* Begin Raw data *

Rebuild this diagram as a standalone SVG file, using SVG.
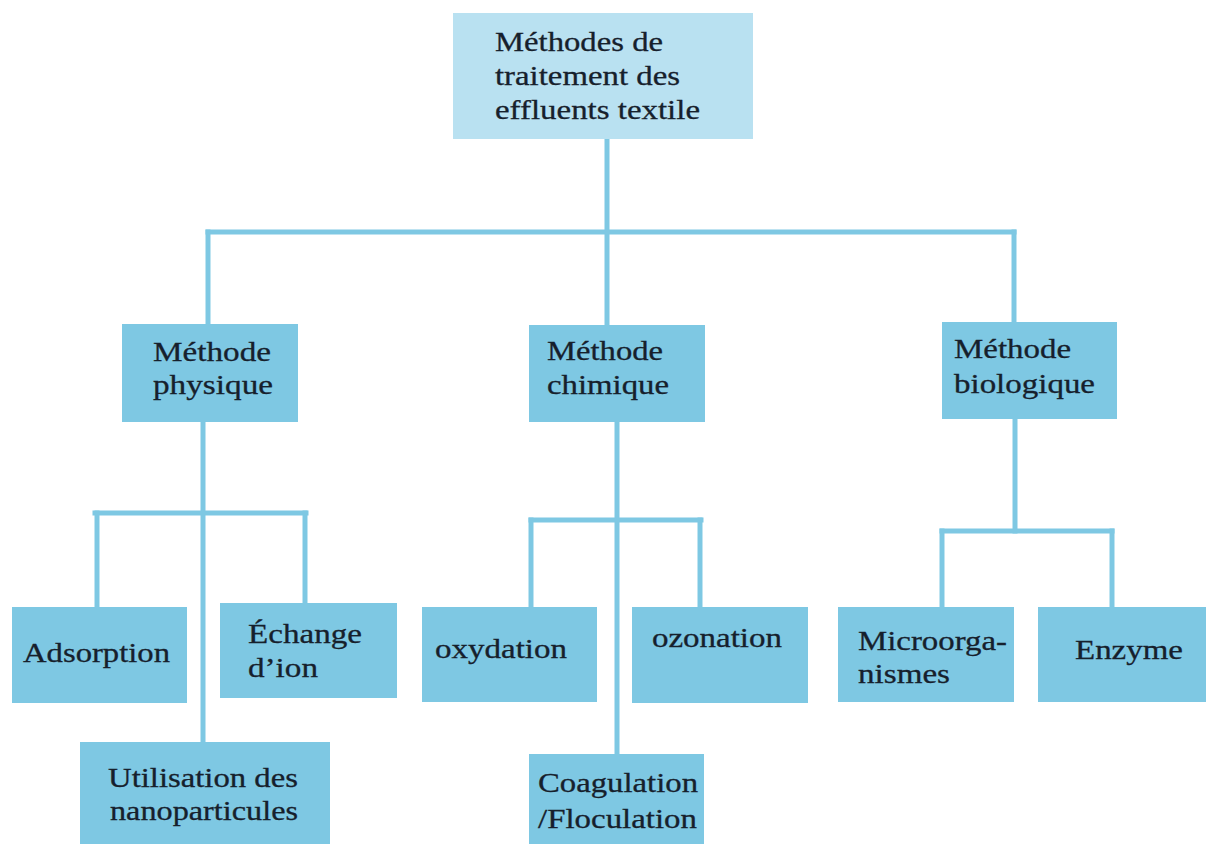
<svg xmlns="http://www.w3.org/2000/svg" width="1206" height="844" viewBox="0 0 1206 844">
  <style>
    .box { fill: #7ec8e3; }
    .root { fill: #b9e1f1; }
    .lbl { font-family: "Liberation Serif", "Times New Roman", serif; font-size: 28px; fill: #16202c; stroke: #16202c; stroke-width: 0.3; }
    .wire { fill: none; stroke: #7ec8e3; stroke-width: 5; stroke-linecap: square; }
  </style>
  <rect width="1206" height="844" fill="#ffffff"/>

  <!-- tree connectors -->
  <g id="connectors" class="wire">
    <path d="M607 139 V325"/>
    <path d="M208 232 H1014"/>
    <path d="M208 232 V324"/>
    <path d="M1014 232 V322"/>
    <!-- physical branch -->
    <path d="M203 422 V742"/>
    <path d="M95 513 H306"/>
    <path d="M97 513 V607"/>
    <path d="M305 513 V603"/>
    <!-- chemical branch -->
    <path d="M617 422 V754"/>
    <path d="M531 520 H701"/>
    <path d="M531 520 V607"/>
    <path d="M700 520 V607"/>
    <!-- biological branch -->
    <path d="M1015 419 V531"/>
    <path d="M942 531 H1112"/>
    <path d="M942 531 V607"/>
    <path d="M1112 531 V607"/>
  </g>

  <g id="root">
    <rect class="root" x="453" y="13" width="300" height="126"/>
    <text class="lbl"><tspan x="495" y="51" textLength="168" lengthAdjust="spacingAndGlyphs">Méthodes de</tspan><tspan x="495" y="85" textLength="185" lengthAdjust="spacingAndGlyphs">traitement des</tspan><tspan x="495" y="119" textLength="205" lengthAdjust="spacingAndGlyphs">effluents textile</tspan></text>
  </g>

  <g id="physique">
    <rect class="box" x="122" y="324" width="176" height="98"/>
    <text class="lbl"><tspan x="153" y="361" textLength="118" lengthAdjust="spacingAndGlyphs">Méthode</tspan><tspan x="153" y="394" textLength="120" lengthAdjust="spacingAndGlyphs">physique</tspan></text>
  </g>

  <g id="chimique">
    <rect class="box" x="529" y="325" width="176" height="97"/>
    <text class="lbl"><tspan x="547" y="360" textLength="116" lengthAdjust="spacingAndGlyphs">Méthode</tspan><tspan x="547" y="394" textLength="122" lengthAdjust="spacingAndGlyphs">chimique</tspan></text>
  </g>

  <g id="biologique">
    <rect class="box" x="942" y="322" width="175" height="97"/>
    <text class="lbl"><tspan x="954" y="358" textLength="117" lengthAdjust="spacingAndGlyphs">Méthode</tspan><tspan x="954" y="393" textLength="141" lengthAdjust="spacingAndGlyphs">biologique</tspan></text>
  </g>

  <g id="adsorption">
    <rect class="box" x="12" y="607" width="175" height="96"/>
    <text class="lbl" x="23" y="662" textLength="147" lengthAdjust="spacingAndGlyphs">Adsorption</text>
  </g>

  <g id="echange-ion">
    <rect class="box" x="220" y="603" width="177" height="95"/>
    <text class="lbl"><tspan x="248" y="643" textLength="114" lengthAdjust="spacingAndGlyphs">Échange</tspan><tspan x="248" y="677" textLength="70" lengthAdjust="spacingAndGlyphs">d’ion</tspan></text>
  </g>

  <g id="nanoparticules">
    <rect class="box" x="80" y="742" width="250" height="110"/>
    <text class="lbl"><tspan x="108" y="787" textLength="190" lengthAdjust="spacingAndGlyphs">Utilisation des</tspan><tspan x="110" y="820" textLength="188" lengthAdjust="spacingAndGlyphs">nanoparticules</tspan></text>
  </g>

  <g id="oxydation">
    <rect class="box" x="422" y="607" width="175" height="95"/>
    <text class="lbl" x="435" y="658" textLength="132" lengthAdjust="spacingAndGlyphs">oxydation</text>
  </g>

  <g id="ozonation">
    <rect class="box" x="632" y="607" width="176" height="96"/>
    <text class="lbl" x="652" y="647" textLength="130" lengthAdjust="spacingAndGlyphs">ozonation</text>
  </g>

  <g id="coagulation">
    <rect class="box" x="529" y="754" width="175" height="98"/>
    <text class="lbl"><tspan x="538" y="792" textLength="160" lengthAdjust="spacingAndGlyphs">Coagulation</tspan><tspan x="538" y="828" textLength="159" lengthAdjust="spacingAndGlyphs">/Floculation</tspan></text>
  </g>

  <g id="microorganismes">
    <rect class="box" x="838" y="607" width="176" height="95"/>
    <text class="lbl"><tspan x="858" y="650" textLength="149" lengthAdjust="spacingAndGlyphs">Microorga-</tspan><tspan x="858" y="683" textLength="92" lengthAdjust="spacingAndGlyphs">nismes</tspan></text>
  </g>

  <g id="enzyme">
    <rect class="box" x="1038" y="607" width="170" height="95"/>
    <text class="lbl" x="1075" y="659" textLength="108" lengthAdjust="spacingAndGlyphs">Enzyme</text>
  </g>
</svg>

* End Raw data *

Stated problem:
Transcribe the material exactly, leaving every picture out.

The result:
Rebuild this diagram as a standalone SVG file, using SVG.
<svg xmlns="http://www.w3.org/2000/svg" width="1206" height="844" viewBox="0 0 1206 844">
  <style>
    .box { fill: #7ec8e3; }
    .root { fill: #b9e1f1; }
    .lbl { font-family: "Liberation Serif", "Times New Roman", serif; font-size: 28px; fill: #16202c; stroke: #16202c; stroke-width: 0.3; }
    .wire { fill: none; stroke: #7ec8e3; stroke-width: 5; stroke-linecap: square; }
  </style>
  <rect width="1206" height="844" fill="#ffffff"/>

  <!-- tree connectors -->
  <g id="connectors" class="wire">
    <path d="M607 139 V325"/>
    <path d="M208 232 H1014"/>
    <path d="M208 232 V324"/>
    <path d="M1014 232 V322"/>
    <!-- physical branch -->
    <path d="M203 422 V742"/>
    <path d="M95 513 H306"/>
    <path d="M97 513 V607"/>
    <path d="M305 513 V603"/>
    <!-- chemical branch -->
    <path d="M617 422 V754"/>
    <path d="M531 520 H701"/>
    <path d="M531 520 V607"/>
    <path d="M700 520 V607"/>
    <!-- biological branch -->
    <path d="M1015 419 V531"/>
    <path d="M942 531 H1112"/>
    <path d="M942 531 V607"/>
    <path d="M1112 531 V607"/>
  </g>

  <g id="root">
    <rect class="root" x="453" y="13" width="300" height="126"/>
    <text class="lbl"><tspan x="495" y="51" textLength="168" lengthAdjust="spacingAndGlyphs">Méthodes de</tspan><tspan x="495" y="85" textLength="185" lengthAdjust="spacingAndGlyphs">traitement des</tspan><tspan x="495" y="119" textLength="205" lengthAdjust="spacingAndGlyphs">effluents textile</tspan></text>
  </g>

  <g id="physique">
    <rect class="box" x="122" y="324" width="176" height="98"/>
    <text class="lbl"><tspan x="153" y="361" textLength="118" lengthAdjust="spacingAndGlyphs">Méthode</tspan><tspan x="153" y="394" textLength="120" lengthAdjust="spacingAndGlyphs">physique</tspan></text>
  </g>

  <g id="chimique">
    <rect class="box" x="529" y="325" width="176" height="97"/>
    <text class="lbl"><tspan x="547" y="360" textLength="116" lengthAdjust="spacingAndGlyphs">Méthode</tspan><tspan x="547" y="394" textLength="122" lengthAdjust="spacingAndGlyphs">chimique</tspan></text>
  </g>

  <g id="biologique">
    <rect class="box" x="942" y="322" width="175" height="97"/>
    <text class="lbl"><tspan x="954" y="358" textLength="117" lengthAdjust="spacingAndGlyphs">Méthode</tspan><tspan x="954" y="393" textLength="141" lengthAdjust="spacingAndGlyphs">biologique</tspan></text>
  </g>

  <g id="adsorption">
    <rect class="box" x="12" y="607" width="175" height="96"/>
    <text class="lbl" x="23" y="662" textLength="147" lengthAdjust="spacingAndGlyphs">Adsorption</text>
  </g>

  <g id="echange-ion">
    <rect class="box" x="220" y="603" width="177" height="95"/>
    <text class="lbl"><tspan x="248" y="643" textLength="114" lengthAdjust="spacingAndGlyphs">Échange</tspan><tspan x="248" y="677" textLength="70" lengthAdjust="spacingAndGlyphs">d’ion</tspan></text>
  </g>

  <g id="nanoparticules">
    <rect class="box" x="80" y="742" width="250" height="110"/>
    <text class="lbl"><tspan x="108" y="787" textLength="190" lengthAdjust="spacingAndGlyphs">Utilisation des</tspan><tspan x="110" y="820" textLength="188" lengthAdjust="spacingAndGlyphs">nanoparticules</tspan></text>
  </g>

  <g id="oxydation">
    <rect class="box" x="422" y="607" width="175" height="95"/>
    <text class="lbl" x="435" y="658" textLength="132" lengthAdjust="spacingAndGlyphs">oxydation</text>
  </g>

  <g id="ozonation">
    <rect class="box" x="632" y="607" width="176" height="96"/>
    <text class="lbl" x="652" y="647" textLength="130" lengthAdjust="spacingAndGlyphs">ozonation</text>
  </g>

  <g id="coagulation">
    <rect class="box" x="529" y="754" width="175" height="98"/>
    <text class="lbl"><tspan x="538" y="792" textLength="160" lengthAdjust="spacingAndGlyphs">Coagulation</tspan><tspan x="538" y="828" textLength="159" lengthAdjust="spacingAndGlyphs">/Floculation</tspan></text>
  </g>

  <g id="microorganismes">
    <rect class="box" x="838" y="607" width="176" height="95"/>
    <text class="lbl"><tspan x="858" y="650" textLength="149" lengthAdjust="spacingAndGlyphs">Microorga-</tspan><tspan x="858" y="683" textLength="92" lengthAdjust="spacingAndGlyphs">nismes</tspan></text>
  </g>

  <g id="enzyme">
    <rect class="box" x="1038" y="607" width="170" height="95"/>
    <text class="lbl" x="1075" y="659" textLength="108" lengthAdjust="spacingAndGlyphs">Enzyme</text>
  </g>
</svg>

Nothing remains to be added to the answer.